> _Job_
Print exactly the lines that run from the line containing "What Bokeh code" to the line containing "p.ygrid.visible = False", both included, and nothing else; pictures stay out.
— start of Records —
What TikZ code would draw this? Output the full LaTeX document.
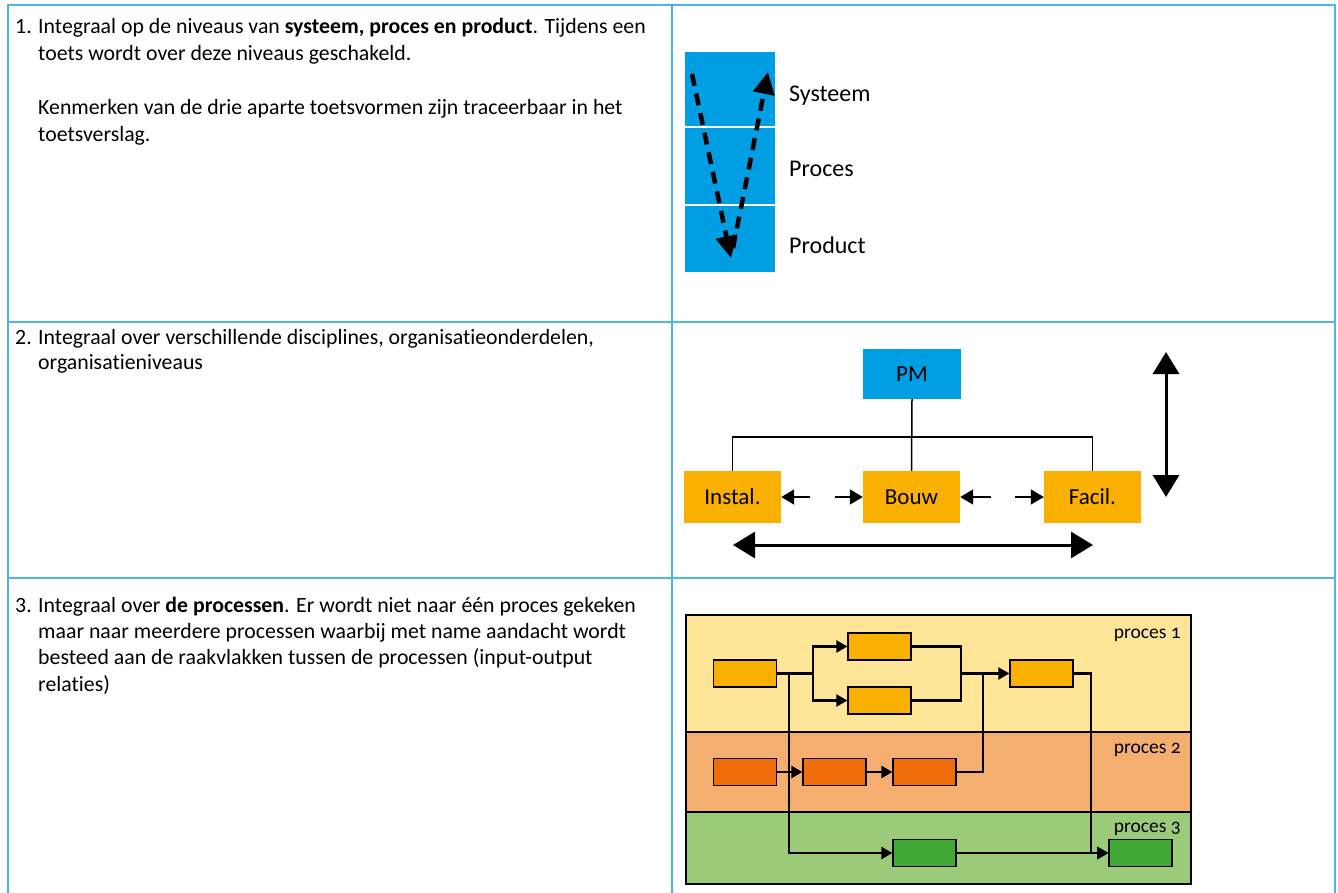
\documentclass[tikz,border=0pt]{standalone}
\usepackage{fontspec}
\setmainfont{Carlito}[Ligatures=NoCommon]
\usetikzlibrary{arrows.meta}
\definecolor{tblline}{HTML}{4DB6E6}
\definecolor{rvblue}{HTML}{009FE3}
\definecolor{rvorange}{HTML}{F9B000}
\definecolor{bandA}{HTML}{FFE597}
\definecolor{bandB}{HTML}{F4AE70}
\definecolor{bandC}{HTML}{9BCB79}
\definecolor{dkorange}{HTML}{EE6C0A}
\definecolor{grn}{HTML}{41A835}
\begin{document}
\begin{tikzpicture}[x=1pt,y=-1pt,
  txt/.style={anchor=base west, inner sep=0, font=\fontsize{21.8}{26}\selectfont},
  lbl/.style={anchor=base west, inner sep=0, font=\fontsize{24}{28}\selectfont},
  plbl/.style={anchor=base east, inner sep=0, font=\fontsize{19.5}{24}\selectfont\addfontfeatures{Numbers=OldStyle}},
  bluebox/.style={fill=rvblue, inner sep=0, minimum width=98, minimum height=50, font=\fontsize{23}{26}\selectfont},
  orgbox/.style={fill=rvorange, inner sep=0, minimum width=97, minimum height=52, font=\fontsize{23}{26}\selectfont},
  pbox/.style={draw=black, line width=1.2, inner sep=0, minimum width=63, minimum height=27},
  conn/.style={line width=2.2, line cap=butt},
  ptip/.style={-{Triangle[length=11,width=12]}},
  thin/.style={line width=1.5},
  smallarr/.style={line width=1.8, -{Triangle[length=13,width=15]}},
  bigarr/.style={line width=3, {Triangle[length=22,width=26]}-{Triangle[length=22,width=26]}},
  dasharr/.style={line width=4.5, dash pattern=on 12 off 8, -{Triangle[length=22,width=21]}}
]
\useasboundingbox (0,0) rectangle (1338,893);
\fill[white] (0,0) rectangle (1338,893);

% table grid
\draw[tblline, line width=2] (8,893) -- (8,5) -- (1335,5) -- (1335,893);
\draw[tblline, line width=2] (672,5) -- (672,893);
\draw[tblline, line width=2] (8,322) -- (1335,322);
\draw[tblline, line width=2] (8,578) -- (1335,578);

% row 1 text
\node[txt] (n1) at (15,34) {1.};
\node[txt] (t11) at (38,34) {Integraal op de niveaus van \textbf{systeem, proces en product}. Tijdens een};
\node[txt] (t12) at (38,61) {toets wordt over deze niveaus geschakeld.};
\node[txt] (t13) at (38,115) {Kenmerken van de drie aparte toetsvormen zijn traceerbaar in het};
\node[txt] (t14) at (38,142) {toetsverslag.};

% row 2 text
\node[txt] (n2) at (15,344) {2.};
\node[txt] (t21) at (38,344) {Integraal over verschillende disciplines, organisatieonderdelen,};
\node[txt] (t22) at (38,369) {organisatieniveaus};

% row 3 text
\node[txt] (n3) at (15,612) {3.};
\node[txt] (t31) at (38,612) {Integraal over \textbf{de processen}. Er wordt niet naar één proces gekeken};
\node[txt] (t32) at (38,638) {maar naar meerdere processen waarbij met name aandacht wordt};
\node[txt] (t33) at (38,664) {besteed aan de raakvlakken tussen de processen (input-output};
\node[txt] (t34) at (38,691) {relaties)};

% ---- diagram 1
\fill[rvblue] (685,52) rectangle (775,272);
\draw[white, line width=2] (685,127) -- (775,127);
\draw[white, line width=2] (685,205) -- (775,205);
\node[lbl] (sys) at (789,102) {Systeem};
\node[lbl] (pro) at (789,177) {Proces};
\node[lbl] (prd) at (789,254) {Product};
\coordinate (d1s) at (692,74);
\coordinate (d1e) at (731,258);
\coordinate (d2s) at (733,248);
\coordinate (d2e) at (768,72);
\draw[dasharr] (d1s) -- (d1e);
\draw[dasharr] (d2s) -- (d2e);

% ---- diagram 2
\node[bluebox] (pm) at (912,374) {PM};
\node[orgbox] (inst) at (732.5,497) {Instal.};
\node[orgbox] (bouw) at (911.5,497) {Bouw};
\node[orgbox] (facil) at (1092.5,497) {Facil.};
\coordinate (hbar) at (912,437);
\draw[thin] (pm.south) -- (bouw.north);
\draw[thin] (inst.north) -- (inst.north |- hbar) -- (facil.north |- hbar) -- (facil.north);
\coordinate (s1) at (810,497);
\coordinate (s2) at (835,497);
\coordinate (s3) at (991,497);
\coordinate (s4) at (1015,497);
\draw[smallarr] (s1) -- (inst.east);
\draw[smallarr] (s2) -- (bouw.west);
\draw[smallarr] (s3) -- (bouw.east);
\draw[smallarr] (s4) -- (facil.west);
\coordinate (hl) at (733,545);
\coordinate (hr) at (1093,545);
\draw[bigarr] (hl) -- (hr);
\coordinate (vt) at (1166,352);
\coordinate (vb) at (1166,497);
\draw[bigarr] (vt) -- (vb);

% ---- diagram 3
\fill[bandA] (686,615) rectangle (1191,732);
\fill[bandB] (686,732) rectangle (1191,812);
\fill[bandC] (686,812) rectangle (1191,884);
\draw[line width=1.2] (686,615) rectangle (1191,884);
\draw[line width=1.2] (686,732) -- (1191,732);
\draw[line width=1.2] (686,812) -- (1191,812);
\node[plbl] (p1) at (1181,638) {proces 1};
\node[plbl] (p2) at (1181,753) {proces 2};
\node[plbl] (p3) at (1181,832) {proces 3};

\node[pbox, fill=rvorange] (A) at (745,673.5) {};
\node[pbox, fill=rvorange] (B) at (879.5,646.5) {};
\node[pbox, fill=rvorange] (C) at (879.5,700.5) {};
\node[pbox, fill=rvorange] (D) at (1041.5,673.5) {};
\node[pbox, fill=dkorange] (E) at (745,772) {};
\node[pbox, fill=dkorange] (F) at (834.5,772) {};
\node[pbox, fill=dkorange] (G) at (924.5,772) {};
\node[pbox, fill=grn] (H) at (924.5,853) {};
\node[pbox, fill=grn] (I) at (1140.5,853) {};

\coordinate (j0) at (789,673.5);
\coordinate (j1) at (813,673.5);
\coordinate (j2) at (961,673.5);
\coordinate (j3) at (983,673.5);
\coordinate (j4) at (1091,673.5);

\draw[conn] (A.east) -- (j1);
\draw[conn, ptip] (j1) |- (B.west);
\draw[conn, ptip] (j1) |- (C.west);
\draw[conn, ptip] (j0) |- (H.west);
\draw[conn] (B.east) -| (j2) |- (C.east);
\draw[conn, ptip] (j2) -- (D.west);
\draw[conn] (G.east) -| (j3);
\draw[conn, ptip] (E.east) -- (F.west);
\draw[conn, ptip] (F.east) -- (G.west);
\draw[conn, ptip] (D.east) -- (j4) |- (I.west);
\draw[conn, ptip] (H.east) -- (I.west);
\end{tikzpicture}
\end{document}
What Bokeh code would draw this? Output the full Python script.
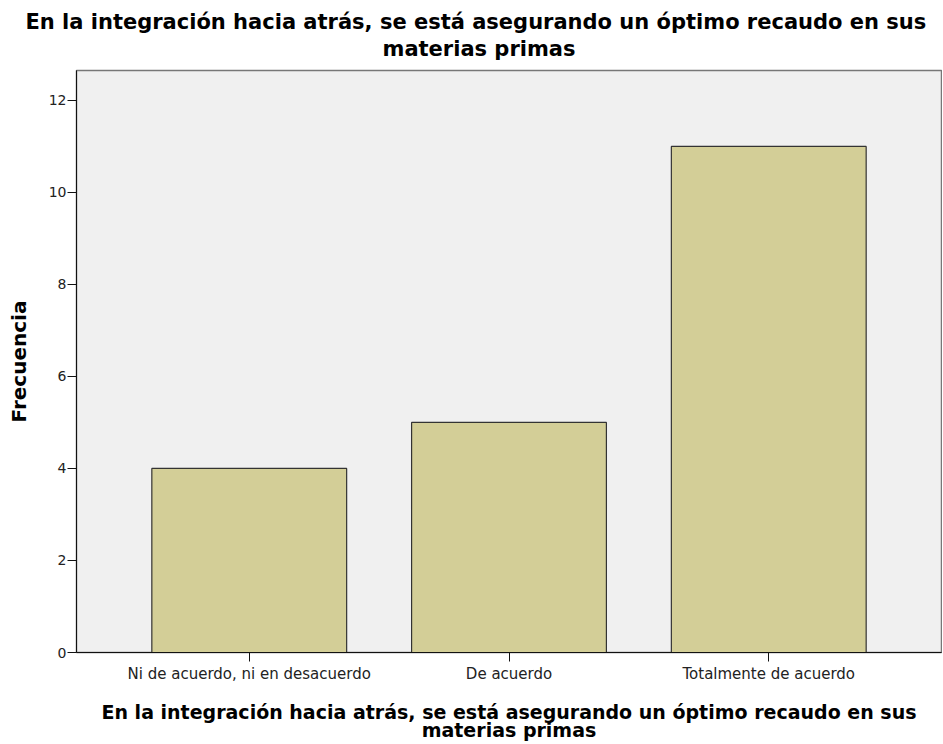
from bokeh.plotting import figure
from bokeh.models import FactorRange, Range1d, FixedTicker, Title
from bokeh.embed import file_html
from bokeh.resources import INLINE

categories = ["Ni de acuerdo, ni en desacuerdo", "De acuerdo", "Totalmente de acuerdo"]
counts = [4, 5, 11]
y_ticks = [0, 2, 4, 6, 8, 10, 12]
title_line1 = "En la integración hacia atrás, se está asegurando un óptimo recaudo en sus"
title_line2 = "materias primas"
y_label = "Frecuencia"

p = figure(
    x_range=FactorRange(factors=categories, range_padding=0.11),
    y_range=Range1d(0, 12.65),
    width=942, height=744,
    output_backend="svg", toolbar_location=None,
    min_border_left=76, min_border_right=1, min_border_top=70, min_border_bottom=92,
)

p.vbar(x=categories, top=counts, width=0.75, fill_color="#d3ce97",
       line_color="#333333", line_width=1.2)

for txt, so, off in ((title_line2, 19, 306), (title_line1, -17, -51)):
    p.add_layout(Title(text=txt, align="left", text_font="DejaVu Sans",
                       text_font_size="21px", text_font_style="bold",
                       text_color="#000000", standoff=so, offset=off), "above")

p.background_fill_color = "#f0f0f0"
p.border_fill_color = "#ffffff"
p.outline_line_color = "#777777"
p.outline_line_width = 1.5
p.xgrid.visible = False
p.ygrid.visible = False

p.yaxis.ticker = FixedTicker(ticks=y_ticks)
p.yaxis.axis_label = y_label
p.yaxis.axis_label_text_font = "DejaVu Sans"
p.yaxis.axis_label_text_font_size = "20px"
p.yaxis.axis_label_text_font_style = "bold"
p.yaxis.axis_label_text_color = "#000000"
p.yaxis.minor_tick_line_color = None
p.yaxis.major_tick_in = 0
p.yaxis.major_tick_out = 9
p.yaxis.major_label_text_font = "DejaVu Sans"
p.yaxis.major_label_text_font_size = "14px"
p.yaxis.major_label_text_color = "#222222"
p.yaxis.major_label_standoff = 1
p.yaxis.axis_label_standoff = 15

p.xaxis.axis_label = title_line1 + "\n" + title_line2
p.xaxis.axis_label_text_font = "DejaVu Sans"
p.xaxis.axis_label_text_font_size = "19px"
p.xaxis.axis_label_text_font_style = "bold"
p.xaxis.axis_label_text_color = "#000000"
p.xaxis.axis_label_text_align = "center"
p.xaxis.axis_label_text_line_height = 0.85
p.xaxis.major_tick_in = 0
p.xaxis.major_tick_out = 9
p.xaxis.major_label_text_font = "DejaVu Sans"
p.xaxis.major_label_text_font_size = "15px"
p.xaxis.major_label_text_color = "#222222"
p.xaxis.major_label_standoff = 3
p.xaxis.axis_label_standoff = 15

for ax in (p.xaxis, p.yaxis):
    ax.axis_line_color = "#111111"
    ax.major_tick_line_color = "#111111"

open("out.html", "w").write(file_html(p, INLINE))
— end of Records —
> _Reply to the exercise_
What Bokeh code would draw this? Output the full Python script.
from bokeh.plotting import figure
from bokeh.models import FactorRange, Range1d, FixedTicker, Title
from bokeh.embed import file_html
from bokeh.resources import INLINE

categories = ["Ni de acuerdo, ni en desacuerdo", "De acuerdo", "Totalmente de acuerdo"]
counts = [4, 5, 11]
y_ticks = [0, 2, 4, 6, 8, 10, 12]
title_line1 = "En la integración hacia atrás, se está asegurando un óptimo recaudo en sus"
title_line2 = "materias primas"
y_label = "Frecuencia"

p = figure(
    x_range=FactorRange(factors=categories, range_padding=0.11),
    y_range=Range1d(0, 12.65),
    width=942, height=744,
    output_backend="svg", toolbar_location=None,
    min_border_left=76, min_border_right=1, min_border_top=70, min_border_bottom=92,
)

p.vbar(x=categories, top=counts, width=0.75, fill_color="#d3ce97",
       line_color="#333333", line_width=1.2)

for txt, so, off in ((title_line2, 19, 306), (title_line1, -17, -51)):
    p.add_layout(Title(text=txt, align="left", text_font="DejaVu Sans",
                       text_font_size="21px", text_font_style="bold",
                       text_color="#000000", standoff=so, offset=off), "above")

p.background_fill_color = "#f0f0f0"
p.border_fill_color = "#ffffff"
p.outline_line_color = "#777777"
p.outline_line_width = 1.5
p.xgrid.visible = False
p.ygrid.visible = False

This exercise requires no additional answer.